▶ [EXERCISE TASK] Below are some entries. Transcribe the lines from the one holding "Write the matplotlib code for this chart." to the one holding "return tuple(a + (b - a) * t)", inclusive, but not the pictures among them.

[Charts and diagrams as code]
-- Start --

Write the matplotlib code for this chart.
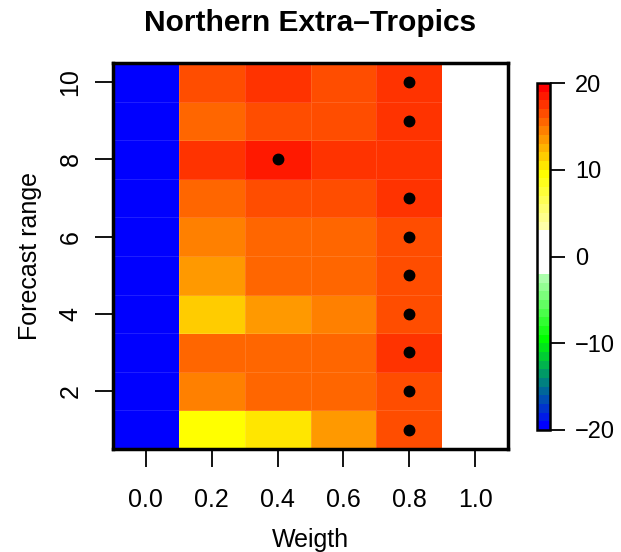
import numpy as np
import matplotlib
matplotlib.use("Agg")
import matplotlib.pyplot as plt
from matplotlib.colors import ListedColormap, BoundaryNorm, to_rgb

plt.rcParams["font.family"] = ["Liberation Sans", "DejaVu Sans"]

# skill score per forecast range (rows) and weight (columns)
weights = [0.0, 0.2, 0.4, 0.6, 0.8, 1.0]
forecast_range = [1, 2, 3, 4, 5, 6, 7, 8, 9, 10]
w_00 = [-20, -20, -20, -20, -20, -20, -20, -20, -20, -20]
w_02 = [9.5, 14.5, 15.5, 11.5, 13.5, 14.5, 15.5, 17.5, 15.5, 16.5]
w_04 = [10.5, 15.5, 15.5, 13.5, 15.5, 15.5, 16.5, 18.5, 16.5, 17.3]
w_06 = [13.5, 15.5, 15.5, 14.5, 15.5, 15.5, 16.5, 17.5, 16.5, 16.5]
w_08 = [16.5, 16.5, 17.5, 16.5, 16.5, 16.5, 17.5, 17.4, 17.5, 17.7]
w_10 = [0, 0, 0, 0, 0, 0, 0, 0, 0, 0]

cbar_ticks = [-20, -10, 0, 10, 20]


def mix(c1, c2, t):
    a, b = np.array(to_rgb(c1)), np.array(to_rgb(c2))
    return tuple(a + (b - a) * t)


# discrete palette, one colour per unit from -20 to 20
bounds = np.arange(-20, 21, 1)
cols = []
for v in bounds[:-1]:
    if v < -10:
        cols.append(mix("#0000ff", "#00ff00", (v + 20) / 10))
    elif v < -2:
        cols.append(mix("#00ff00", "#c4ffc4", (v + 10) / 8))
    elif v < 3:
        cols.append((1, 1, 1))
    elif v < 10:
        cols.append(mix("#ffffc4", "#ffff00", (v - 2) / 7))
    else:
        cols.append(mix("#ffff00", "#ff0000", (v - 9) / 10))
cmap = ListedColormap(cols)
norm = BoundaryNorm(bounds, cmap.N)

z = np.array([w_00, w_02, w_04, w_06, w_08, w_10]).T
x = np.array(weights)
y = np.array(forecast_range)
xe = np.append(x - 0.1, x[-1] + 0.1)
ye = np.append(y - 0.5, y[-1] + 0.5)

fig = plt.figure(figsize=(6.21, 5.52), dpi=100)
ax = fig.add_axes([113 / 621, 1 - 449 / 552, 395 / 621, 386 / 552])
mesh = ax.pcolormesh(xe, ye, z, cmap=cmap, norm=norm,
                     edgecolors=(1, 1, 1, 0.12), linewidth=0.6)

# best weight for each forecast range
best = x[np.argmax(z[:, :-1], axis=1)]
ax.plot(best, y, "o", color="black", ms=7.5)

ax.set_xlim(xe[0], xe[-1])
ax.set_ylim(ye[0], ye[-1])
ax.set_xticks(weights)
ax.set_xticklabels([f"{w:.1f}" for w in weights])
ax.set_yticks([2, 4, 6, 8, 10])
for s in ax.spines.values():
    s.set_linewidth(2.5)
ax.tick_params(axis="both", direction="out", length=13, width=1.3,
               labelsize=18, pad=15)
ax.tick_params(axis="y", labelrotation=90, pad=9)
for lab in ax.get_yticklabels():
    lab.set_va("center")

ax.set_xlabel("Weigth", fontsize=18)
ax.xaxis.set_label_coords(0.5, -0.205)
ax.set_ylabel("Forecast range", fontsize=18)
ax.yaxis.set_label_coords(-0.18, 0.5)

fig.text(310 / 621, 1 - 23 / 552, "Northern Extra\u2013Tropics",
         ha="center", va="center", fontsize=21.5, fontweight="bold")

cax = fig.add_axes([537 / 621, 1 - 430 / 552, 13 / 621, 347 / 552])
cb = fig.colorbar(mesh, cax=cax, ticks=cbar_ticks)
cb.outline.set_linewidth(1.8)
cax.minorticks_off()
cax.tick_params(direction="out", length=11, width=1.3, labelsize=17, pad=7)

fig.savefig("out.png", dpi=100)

-- End --
-- Start --

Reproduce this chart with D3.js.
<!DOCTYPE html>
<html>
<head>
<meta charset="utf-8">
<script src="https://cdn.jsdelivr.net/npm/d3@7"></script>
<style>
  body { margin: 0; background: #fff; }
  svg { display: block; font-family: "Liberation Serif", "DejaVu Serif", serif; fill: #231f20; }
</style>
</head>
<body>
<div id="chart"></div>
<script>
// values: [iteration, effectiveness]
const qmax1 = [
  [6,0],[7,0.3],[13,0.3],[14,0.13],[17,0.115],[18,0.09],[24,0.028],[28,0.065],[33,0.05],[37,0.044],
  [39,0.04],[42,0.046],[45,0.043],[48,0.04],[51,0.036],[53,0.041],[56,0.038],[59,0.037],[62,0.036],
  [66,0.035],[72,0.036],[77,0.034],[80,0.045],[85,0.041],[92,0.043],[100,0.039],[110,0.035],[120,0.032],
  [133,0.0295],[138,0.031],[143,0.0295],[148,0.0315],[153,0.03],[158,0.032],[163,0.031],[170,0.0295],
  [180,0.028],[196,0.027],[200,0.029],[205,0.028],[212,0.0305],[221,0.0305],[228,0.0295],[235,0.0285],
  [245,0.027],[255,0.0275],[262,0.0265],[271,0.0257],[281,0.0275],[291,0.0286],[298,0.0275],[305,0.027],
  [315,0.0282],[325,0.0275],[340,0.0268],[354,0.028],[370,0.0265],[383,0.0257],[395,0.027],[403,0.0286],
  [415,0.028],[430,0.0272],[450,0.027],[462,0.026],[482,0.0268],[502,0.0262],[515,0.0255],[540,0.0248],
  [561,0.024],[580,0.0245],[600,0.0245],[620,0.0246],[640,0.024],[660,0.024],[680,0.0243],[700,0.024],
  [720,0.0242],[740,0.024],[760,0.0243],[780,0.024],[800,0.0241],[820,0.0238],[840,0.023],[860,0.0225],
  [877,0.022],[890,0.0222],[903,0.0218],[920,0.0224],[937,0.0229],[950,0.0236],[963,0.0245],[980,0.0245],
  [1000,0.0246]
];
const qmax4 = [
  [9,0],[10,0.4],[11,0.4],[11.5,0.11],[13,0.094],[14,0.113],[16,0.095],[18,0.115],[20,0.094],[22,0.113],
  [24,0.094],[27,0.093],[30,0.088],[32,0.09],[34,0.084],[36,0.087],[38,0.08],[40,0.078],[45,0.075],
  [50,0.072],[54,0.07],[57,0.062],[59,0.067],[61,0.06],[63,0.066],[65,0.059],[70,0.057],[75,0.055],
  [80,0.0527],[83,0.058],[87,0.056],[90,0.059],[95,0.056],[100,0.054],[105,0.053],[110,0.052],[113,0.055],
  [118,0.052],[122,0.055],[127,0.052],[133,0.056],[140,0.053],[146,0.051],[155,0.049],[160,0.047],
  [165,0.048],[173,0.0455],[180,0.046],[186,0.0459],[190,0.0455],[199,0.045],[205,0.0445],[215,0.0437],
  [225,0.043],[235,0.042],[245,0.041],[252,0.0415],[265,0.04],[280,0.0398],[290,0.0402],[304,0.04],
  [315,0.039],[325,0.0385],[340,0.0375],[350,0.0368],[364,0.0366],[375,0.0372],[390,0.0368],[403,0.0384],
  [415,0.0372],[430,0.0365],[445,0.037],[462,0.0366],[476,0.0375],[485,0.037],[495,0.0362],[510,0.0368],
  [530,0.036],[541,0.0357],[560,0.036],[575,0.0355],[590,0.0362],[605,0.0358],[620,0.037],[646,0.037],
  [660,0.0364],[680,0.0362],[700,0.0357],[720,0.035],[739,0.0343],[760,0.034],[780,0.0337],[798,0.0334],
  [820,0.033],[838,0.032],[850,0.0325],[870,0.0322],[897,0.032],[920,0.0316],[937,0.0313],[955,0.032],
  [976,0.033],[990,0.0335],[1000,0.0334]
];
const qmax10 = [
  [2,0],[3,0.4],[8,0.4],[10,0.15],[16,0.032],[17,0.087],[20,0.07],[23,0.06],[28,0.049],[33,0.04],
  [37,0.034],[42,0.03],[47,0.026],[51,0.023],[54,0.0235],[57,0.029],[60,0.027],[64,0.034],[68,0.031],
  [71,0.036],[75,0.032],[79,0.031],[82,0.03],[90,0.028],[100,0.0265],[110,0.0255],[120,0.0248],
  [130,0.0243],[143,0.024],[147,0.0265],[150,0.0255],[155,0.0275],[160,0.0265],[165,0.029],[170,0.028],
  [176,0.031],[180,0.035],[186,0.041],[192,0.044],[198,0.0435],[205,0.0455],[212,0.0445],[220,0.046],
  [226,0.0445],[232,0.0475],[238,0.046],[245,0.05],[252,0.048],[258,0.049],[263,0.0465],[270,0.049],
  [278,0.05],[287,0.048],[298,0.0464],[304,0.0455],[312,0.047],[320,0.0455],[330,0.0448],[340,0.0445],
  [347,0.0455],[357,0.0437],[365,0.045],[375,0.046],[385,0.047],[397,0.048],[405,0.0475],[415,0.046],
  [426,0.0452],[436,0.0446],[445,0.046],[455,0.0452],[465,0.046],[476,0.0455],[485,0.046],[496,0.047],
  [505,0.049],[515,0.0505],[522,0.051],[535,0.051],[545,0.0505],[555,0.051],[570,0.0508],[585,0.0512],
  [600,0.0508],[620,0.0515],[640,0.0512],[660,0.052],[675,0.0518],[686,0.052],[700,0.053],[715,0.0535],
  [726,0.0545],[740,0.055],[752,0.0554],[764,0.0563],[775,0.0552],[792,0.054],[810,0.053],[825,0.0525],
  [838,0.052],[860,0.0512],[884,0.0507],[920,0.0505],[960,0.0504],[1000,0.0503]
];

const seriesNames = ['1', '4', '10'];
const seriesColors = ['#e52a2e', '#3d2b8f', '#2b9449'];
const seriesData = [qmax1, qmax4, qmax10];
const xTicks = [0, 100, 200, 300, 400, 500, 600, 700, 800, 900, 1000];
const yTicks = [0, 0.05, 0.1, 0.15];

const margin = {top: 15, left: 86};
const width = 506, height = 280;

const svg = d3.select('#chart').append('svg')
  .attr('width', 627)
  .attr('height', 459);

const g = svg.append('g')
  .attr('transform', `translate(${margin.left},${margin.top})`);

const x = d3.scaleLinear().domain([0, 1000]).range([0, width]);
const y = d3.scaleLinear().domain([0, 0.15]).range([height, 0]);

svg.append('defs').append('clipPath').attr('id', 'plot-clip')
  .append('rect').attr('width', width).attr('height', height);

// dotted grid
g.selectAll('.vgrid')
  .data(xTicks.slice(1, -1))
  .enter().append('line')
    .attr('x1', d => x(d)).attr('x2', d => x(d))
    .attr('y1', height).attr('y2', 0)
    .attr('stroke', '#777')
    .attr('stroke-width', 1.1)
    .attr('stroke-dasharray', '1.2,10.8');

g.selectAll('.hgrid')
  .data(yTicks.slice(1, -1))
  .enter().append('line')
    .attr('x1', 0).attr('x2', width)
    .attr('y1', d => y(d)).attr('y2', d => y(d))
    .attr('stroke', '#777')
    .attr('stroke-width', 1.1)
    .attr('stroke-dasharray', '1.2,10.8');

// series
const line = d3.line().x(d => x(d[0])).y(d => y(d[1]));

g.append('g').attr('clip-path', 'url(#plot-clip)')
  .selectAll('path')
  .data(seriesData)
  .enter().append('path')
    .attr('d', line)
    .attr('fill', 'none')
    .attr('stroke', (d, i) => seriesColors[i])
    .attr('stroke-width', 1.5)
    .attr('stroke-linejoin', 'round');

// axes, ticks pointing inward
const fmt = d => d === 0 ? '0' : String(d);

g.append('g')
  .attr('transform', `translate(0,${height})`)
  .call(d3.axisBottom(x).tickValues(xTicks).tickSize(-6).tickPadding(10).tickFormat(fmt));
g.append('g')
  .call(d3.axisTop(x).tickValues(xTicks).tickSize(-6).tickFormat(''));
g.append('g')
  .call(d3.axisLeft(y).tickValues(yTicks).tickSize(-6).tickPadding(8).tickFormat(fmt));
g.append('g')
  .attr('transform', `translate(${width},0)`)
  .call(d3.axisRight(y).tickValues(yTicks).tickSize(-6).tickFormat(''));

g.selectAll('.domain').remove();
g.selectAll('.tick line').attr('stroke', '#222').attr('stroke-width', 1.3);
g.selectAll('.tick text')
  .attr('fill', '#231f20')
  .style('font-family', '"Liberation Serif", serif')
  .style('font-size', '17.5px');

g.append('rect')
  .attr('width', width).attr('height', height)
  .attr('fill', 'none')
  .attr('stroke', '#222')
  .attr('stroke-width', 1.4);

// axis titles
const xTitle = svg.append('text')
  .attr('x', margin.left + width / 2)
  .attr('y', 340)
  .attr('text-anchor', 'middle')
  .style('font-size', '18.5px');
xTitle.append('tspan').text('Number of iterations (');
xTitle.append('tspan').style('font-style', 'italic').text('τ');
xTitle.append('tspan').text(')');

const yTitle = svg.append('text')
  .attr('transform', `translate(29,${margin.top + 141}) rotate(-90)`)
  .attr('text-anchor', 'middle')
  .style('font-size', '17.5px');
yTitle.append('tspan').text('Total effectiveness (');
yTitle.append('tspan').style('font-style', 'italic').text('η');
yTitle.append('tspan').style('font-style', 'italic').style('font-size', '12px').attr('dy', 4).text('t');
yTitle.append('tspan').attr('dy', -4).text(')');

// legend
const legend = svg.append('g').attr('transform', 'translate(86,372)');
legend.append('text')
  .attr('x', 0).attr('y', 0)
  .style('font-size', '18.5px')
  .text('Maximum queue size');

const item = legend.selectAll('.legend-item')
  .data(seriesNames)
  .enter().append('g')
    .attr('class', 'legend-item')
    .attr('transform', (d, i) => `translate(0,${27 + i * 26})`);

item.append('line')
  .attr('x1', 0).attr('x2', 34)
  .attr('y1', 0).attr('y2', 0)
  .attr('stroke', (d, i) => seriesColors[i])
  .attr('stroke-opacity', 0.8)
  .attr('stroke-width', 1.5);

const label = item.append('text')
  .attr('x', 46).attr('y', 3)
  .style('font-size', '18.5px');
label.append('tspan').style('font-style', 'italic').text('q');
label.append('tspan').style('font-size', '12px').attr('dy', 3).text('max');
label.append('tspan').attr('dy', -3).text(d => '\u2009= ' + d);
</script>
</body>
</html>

-- End --
-- Start --

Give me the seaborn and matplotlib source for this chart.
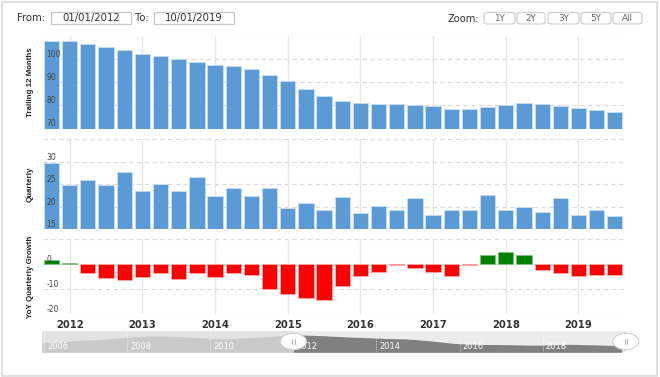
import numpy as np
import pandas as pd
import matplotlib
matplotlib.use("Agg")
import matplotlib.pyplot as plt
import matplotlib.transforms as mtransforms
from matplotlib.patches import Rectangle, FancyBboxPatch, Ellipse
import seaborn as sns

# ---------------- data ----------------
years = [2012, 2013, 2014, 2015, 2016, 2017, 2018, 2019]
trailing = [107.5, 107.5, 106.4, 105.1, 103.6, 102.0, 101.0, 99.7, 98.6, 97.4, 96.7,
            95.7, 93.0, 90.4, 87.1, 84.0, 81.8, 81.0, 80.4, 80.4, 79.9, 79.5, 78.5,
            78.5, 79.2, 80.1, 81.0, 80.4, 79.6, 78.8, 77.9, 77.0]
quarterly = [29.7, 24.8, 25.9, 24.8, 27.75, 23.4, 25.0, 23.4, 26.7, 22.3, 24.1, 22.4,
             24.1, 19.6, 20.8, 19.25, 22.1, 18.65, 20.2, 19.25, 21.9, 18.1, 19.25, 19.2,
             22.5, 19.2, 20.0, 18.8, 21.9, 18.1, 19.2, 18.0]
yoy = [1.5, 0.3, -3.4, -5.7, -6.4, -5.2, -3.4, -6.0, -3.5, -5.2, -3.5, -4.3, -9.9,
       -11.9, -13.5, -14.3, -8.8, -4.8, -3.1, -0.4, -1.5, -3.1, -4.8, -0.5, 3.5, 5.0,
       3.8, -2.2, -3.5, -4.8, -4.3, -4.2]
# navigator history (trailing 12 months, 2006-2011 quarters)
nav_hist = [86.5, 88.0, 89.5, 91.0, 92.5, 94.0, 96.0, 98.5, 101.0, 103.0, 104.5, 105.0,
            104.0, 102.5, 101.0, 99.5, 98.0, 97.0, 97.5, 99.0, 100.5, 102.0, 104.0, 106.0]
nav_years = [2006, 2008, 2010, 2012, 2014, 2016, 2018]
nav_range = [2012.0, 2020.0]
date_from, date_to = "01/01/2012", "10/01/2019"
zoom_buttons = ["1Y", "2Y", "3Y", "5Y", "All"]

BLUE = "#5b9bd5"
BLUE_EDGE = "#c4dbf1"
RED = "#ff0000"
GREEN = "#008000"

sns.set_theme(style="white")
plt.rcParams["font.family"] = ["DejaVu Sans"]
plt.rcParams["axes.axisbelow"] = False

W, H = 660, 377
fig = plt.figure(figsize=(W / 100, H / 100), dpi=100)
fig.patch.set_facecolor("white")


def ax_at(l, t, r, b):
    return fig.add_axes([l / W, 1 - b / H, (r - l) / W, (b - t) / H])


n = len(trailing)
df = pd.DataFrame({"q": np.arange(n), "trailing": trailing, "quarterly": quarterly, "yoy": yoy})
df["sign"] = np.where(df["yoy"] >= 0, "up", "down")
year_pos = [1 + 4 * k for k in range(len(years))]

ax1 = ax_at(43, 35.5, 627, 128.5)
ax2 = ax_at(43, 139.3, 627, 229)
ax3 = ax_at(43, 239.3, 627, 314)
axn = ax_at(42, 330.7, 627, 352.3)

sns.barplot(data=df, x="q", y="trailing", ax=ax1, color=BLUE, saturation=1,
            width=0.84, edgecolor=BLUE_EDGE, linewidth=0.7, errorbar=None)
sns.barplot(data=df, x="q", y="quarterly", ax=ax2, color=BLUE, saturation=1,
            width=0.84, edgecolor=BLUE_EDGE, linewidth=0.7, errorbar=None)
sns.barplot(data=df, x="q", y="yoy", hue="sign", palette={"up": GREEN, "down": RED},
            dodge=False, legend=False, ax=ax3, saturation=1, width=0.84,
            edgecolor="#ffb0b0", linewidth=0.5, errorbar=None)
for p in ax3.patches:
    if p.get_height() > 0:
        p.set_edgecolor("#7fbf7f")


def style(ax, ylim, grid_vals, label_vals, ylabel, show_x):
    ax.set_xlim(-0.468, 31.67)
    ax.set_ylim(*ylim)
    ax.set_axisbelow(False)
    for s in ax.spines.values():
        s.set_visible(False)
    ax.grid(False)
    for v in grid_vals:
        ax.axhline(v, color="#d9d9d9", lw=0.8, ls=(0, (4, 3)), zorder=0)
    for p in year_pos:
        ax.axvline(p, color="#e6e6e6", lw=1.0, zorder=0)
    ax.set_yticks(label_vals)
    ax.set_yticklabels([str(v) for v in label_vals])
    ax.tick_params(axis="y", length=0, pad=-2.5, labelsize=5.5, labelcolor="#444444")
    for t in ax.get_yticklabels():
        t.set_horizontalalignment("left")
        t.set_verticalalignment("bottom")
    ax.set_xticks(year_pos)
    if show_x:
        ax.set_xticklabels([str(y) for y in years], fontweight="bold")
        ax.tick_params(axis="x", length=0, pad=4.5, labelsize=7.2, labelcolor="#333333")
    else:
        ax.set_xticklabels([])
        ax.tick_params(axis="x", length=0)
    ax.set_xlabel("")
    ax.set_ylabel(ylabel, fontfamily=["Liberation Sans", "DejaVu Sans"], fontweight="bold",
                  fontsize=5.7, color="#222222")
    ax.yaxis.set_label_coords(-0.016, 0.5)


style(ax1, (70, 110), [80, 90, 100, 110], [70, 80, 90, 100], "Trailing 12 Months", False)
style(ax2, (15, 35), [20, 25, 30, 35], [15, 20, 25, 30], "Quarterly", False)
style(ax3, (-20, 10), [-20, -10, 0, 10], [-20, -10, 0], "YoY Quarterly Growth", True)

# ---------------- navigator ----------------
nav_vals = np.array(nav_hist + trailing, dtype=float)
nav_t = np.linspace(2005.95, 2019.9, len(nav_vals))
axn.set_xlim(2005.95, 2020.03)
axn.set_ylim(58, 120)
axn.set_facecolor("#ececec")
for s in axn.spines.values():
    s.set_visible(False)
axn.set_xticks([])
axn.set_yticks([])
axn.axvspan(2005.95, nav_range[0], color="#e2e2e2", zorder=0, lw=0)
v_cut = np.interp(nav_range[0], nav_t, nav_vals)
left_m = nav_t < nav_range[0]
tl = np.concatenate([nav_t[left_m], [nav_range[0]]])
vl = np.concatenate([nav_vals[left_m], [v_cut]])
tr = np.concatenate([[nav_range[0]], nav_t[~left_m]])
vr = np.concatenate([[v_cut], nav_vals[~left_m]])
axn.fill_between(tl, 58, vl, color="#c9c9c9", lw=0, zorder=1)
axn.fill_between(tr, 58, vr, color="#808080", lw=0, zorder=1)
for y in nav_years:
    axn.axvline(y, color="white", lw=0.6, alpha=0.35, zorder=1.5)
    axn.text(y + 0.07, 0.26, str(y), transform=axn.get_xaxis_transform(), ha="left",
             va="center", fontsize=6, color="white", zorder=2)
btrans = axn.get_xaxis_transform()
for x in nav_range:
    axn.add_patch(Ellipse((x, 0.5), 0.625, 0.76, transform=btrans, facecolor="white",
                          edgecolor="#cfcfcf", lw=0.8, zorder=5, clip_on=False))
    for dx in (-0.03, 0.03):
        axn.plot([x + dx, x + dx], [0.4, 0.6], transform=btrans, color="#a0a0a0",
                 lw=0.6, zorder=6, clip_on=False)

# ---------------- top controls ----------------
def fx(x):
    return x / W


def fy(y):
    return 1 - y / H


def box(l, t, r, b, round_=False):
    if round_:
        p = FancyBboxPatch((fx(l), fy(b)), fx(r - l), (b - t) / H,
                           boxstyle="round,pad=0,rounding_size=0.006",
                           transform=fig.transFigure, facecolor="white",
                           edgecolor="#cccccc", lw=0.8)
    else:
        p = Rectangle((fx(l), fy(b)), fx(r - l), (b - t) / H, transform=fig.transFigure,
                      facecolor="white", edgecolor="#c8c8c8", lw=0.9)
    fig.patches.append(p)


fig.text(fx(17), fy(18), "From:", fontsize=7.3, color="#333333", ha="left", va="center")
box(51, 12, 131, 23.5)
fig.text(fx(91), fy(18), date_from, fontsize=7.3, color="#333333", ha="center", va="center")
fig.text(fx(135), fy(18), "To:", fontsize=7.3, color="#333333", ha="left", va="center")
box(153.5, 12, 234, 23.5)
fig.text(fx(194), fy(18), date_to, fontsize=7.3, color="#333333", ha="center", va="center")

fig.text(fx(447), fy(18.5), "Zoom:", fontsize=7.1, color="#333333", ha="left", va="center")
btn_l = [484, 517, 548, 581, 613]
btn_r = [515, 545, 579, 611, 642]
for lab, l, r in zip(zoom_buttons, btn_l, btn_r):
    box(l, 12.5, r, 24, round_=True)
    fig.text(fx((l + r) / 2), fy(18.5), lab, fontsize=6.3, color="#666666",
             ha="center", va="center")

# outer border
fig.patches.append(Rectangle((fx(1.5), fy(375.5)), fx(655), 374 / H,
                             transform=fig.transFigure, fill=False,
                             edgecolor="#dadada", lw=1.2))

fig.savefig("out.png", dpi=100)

-- End --

▶ [ANSWER FOR THE TASK]
Write the matplotlib code for this chart.
import numpy as np
import matplotlib
matplotlib.use("Agg")
import matplotlib.pyplot as plt
from matplotlib.colors import ListedColormap, BoundaryNorm, to_rgb

plt.rcParams["font.family"] = ["Liberation Sans", "DejaVu Sans"]

# skill score per forecast range (rows) and weight (columns)
weights = [0.0, 0.2, 0.4, 0.6, 0.8, 1.0]
forecast_range = [1, 2, 3, 4, 5, 6, 7, 8, 9, 10]
w_00 = [-20, -20, -20, -20, -20, -20, -20, -20, -20, -20]
w_02 = [9.5, 14.5, 15.5, 11.5, 13.5, 14.5, 15.5, 17.5, 15.5, 16.5]
w_04 = [10.5, 15.5, 15.5, 13.5, 15.5, 15.5, 16.5, 18.5, 16.5, 17.3]
w_06 = [13.5, 15.5, 15.5, 14.5, 15.5, 15.5, 16.5, 17.5, 16.5, 16.5]
w_08 = [16.5, 16.5, 17.5, 16.5, 16.5, 16.5, 17.5, 17.4, 17.5, 17.7]
w_10 = [0, 0, 0, 0, 0, 0, 0, 0, 0, 0]

cbar_ticks = [-20, -10, 0, 10, 20]


def mix(c1, c2, t):
    a, b = np.array(to_rgb(c1)), np.array(to_rgb(c2))
    return tuple(a + (b - a) * t)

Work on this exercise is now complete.